Short exercise
Copy everything in the listing below word for word, apart from any images.

Information shown
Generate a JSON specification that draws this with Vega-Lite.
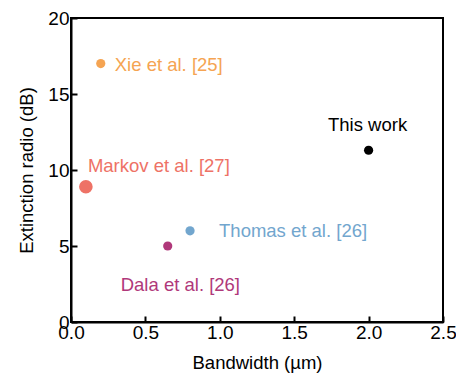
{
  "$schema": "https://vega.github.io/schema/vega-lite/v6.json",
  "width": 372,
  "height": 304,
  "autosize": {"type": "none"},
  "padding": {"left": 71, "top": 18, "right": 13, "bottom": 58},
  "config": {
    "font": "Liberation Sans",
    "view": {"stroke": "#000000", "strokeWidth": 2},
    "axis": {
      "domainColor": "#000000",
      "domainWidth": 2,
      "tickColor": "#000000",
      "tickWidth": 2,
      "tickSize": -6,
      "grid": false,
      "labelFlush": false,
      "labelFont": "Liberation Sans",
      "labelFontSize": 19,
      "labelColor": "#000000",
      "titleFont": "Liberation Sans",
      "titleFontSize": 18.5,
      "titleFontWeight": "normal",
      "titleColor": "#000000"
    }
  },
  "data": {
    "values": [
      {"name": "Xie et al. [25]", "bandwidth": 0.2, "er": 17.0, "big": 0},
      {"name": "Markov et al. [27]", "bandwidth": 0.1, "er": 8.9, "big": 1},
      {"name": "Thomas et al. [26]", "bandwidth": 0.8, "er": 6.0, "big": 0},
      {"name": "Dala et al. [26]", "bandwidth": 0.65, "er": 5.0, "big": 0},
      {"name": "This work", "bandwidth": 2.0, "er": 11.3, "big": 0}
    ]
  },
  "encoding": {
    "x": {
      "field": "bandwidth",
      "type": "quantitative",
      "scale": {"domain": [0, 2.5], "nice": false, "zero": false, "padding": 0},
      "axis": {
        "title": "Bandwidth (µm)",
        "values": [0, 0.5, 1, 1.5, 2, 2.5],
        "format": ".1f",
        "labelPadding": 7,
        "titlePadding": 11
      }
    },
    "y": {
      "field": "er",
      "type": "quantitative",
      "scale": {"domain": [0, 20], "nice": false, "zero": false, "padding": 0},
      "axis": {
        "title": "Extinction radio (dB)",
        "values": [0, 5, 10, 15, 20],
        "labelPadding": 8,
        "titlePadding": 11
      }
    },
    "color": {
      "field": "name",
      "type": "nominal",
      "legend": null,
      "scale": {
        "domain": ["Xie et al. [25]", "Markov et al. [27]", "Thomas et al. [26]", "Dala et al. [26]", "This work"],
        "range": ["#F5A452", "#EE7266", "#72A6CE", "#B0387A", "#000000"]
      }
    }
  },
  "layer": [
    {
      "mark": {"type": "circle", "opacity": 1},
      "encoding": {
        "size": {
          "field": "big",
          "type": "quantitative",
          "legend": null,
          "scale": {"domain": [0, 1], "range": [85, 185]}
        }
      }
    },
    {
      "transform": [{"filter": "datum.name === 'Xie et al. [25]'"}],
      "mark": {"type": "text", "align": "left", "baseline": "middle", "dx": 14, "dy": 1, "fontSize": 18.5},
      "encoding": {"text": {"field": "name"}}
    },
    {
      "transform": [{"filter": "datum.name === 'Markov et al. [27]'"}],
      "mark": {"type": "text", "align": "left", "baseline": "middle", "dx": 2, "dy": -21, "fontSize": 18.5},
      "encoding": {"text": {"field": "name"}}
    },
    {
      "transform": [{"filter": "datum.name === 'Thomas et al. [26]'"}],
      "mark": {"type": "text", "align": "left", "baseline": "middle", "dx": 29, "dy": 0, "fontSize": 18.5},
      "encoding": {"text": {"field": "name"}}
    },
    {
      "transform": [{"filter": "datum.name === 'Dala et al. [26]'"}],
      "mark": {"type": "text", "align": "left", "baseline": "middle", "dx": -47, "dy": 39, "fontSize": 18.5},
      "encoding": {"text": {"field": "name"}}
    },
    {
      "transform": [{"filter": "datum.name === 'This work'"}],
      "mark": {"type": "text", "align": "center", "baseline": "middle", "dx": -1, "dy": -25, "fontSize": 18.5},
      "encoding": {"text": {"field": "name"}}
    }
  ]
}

Task result
Generate a JSON specification that draws this with Vega-Lite.
{
  "$schema": "https://vega.github.io/schema/vega-lite/v6.json",
  "width": 372,
  "height": 304,
  "autosize": {"type": "none"},
  "padding": {"left": 71, "top": 18, "right": 13, "bottom": 58},
  "config": {
    "font": "Liberation Sans",
    "view": {"stroke": "#000000", "strokeWidth": 2},
    "axis": {
      "domainColor": "#000000",
      "domainWidth": 2,
      "tickColor": "#000000",
      "tickWidth": 2,
      "tickSize": -6,
      "grid": false,
      "labelFlush": false,
      "labelFont": "Liberation Sans",
      "labelFontSize": 19,
      "labelColor": "#000000",
      "titleFont": "Liberation Sans",
      "titleFontSize": 18.5,
      "titleFontWeight": "normal",
      "titleColor": "#000000"
    }
  },
  "data": {
    "values": [
      {"name": "Xie et al. [25]", "bandwidth": 0.2, "er": 17.0, "big": 0},
      {"name": "Markov et al. [27]", "bandwidth": 0.1, "er": 8.9, "big": 1},
      {"name": "Thomas et al. [26]", "bandwidth": 0.8, "er": 6.0, "big": 0},
      {"name": "Dala et al. [26]", "bandwidth": 0.65, "er": 5.0, "big": 0},
      {"name": "This work", "bandwidth": 2.0, "er": 11.3, "big": 0}
    ]
  },
  "encoding": {
    "x": {
      "field": "bandwidth",
      "type": "quantitative",
      "scale": {"domain": [0, 2.5], "nice": false, "zero": false, "padding": 0},
      "axis": {
        "title": "Bandwidth (µm)",
        "values": [0, 0.5, 1, 1.5, 2, 2.5],
        "format": ".1f",
        "labelPadding": 7,
        "titlePadding": 11
      }
    },
    "y": {
      "field": "er",
      "type": "quantitative",
      "scale": {"domain": [0, 20], "nice": false, "zero": false, "padding": 0},
      "axis": {
        "title": "Extinction radio (dB)",
        "values": [0, 5, 10, 15, 20],
        "labelPadding": 8,
        "titlePadding": 11
      }
    },
    "color": {
      "field": "name",
      "type": "nominal",
      "legend": null,
      "scale": {
        "domain": ["Xie et al. [25]", "Markov et al. [27]", "Thomas et al. [26]", "Dala et al. [26]", "This work"],
        "range": ["#F5A452", "#EE7266", "#72A6CE", "#B0387A", "#000000"]
      }
    }
  },
  "layer": [
    {
      "mark": {"type": "circle", "opacity": 1},
      "encoding": {
        "size": {
          "field": "big",
          "type": "quantitative",
          "legend": null,
          "scale": {"domain": [0, 1], "range": [85, 185]}
        }
      }
    },
    {
      "transform": [{"filter": "datum.name === 'Xie et al. [25]'"}],
      "mark": {"type": "text", "align": "left", "baseline": "middle", "dx": 14, "dy": 1, "fontSize": 18.5},
      "encoding": {"text": {"field": "name"}}
    },
    {
      "transform": [{"filter": "datum.name === 'Markov et al. [27]'"}],
      "mark": {"type": "text", "align": "left", "baseline": "middle", "dx": 2, "dy": -21, "fontSize": 18.5},
      "encoding": {"text": {"field": "name"}}
    },
    {
      "transform": [{"filter": "datum.name === 'Thomas et al. [26]'"}],
      "mark": {"type": "text", "align": "left", "baseline": "middle", "dx": 29, "dy": 0, "fontSize": 18.5},
      "encoding": {"text": {"field": "name"}}
    },
    {
      "transform": [{"filter": "datum.name === 'Dala et al. [26]'"}],
      "mark": {"type": "text", "align": "left", "baseline": "middle", "dx": -47, "dy": 39, "fontSize": 18.5},
      "encoding": {"text": {"field": "name"}}
    },
    {
      "transform": [{"filter": "datum.name === 'This work'"}],
      "mark": {"type": "text", "align": "center", "baseline": "middle", "dx": -1, "dy": -25, "fontSize": 18.5},
      "encoding": {"text": {"field": "name"}}
    }
  ]
}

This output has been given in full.